In 1991, Rodney King was brutally beaten by four police officers, while five others looked on, in Los Angeles, California following a high speed chase.
What distinguished this not uncommon act of excessive force is that George Holliday, an ordinary onlooker videotaped it from his nearby balcony.
That video was shown all over the world sparking outrage and, a year later when the officers were acquitted, fuelled the L.A. riots that killed 53 people and injured more than two thousand.
The King case may still be the watershed moment in citizen journalism, but even the visionaries of the early 1990s who foresaw amateur video playing an increasing role in the news and courts could not have predicted the present mayhem of documentary-obsession.
Keep in mind that was 1991. The first transmission on public networks of still photographs taken by a cell phone was six years away. Youtube wouldn't be founded until 13 years later and Facebook a year after that.
Today, HD-quality video is at virtually everybody's fingertips. Youtube logs 72 hours of new video every minute and Facebook boasts more than a billion worldwide users.
Citizen journalism has become near-obiquitous with social media users documenting everything from the most mundane minutia of their lives to capturing hard news in the absence of traditional media. And they don't even have to rely on traditional broadcasters to disseminate their as Holliday did.
Is it any wonder then that police are getting in on the phenomenon to help solve crimes?
Just last week, Yorkton This Week posted a police news release on Facebook. The local RCMP is seeking public assistance to solve an assault on a woman that happened at a Yorkton business in September.
That post, complete with a video still from a security camera, almost instantly became the most talked about item we have ever posted and even generated a lead that local investigators are currently chasing down.
It is not unprecedented that social media traffic leads to arrests, perhaps most famously after the hockey riots in Vancouver. Pictures and videos of the rioters taken by onlookers-and in some cases participants-eventually resulted in dozens of charges being laid by police.
Criminals beware: Big Brother may only be a unorganized legion of cell-phone wielding individuals, but you are being watched.
Legalize it
In last week's Crime Diary, "The high cost of failure to comply charges" (Yorkton This Week, October 31, 2012), I argued something needed to be done to unclog the courts.
Sitting in Yorkton provincial court on Monday confirmed my belief that one thing that would help a lot would be to end the prohibition on marijuana. I have advocated for years that the ban on weed is a ridiculous waste of justice system resources. Watching pot-smokers tie up valuable court time and walk away with "alternative measures" or a fine, underscores that how we view the drug is incongruent with our current laws. Even cops let half the people they catch off with a warning.
Pot does not belong in the criminal code.
This is a substance that is proven to be less harmful than tobacco and alcohol, which are legal, yet we continue to treat it like heroin or crystal meth.

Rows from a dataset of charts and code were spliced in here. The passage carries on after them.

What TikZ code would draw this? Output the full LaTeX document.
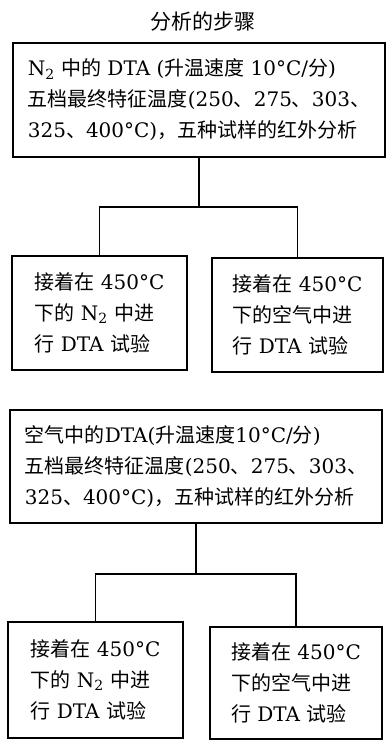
\documentclass[tikz,border=0pt]{standalone}
\usepackage{fontspec}
\setmainfont{DejaVu Serif}
\newfontfamily\cjk{Noto Sans CJK SC}
\newcommand\zh[1]{{\cjk #1}}
\begin{document}
\begin{tikzpicture}[x=1pt,y=-1pt,
  stepbox/.style={draw, line width=1.2pt, align=left, inner sep=0pt,
    font=\fontsize{20}{31}\selectfont},
  link/.style={line width=1.2pt}]
\useasboundingbox (0,0) rectangle (386,741);
\node[font=\fontsize{21}{24}\selectfont] (title) at (203,22) {\zh{分析的步骤}};
% first group
\node[stepbox, minimum width=372pt, minimum height=114pt] (b1) at (199,100)
  {N\textsubscript{2} \zh{中的} DTA (\zh{升温速度} 10°C/\zh{分})\\
   \zh{五档最终特征温度}(250\zh{、}275\zh{、}303\zh{、}\\
   325\zh{、}400°C)\zh{，五种试样的红外分析}};
\node[stepbox, minimum width=175pt, minimum height=114pt] (l1) at (99.5,313)
  {\zh{接着在} 450°C\\ \zh{下的} N\textsubscript{2} \zh{中进}\\ \zh{行} DTA \zh{试验}};
\node[stepbox, minimum width=171pt, minimum height=114pt] (r1) at (297.5,315)
  {\zh{接着在} 450°C\\ \zh{下的空气中进}\\ \zh{行} DTA \zh{试验}};
\coordinate (j1) at (199,207);
\draw[link] (b1.south) -- (j1);
\draw[link] (l1.north) |- (j1) -| (r1.north);
% second group
\node[stepbox, minimum width=372pt, minimum height=113pt] (b2) at (196,466.5)
  {\zh{空气中的}DTA(\zh{升温速度}10°C/\zh{分})\\
   \zh{五档最终特征温度}(250\zh{、}275\zh{、}303\zh{、}\\
   325\zh{、}400°C)\zh{，五种试样的红外分析}};
\node[stepbox, minimum width=175pt, minimum height=116pt] (l2) at (95.5,680)
  {\zh{接着在} 450°C\\ \zh{下的} N\textsubscript{2} \zh{中进}\\ \zh{行} DTA \zh{试验}};
\node[stepbox, minimum width=172pt, minimum height=112pt] (r2) at (296,683)
  {\zh{接着在} 450°C\\ \zh{下的空气中进}\\ \zh{行} DTA \zh{试验}};
\coordinate (j2) at (196,574);
\draw[link] (b2.south) -- (j2);
\draw[link] (l2.north) |- (j2) -| (r2.north);
\end{tikzpicture}
\end{document}
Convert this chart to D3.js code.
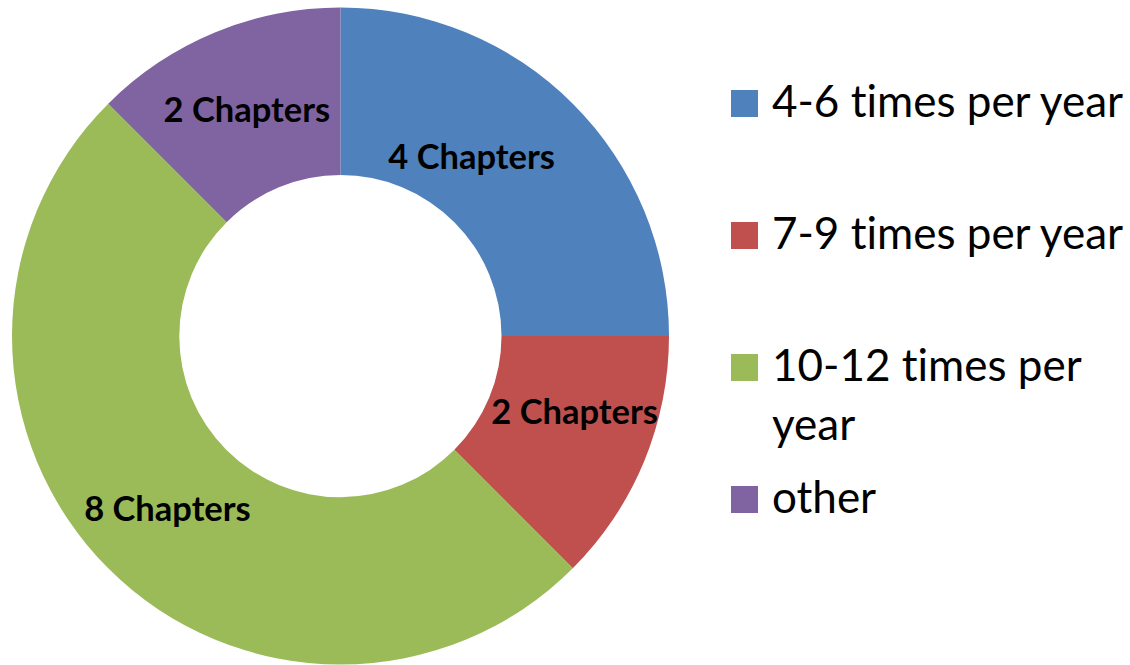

It is estimated that 600,000 Canadians have criminal records-potentially affecting their ability to find work and travel etc.-for doing something 66 per cent of Canadians think should be legal according to a 2012 poll.
Even the Senate of Canada, traditionally a bastion of conservative thinking, recommended legalization (not decriminalization) in 2003. Senator Pierre Nolin (Progressive Conservative) described prohibition as a "patent failure" which is not only economically taxing but has extremely detrimental social costs.
It is time to end the travesty of Canada's marijuana laws.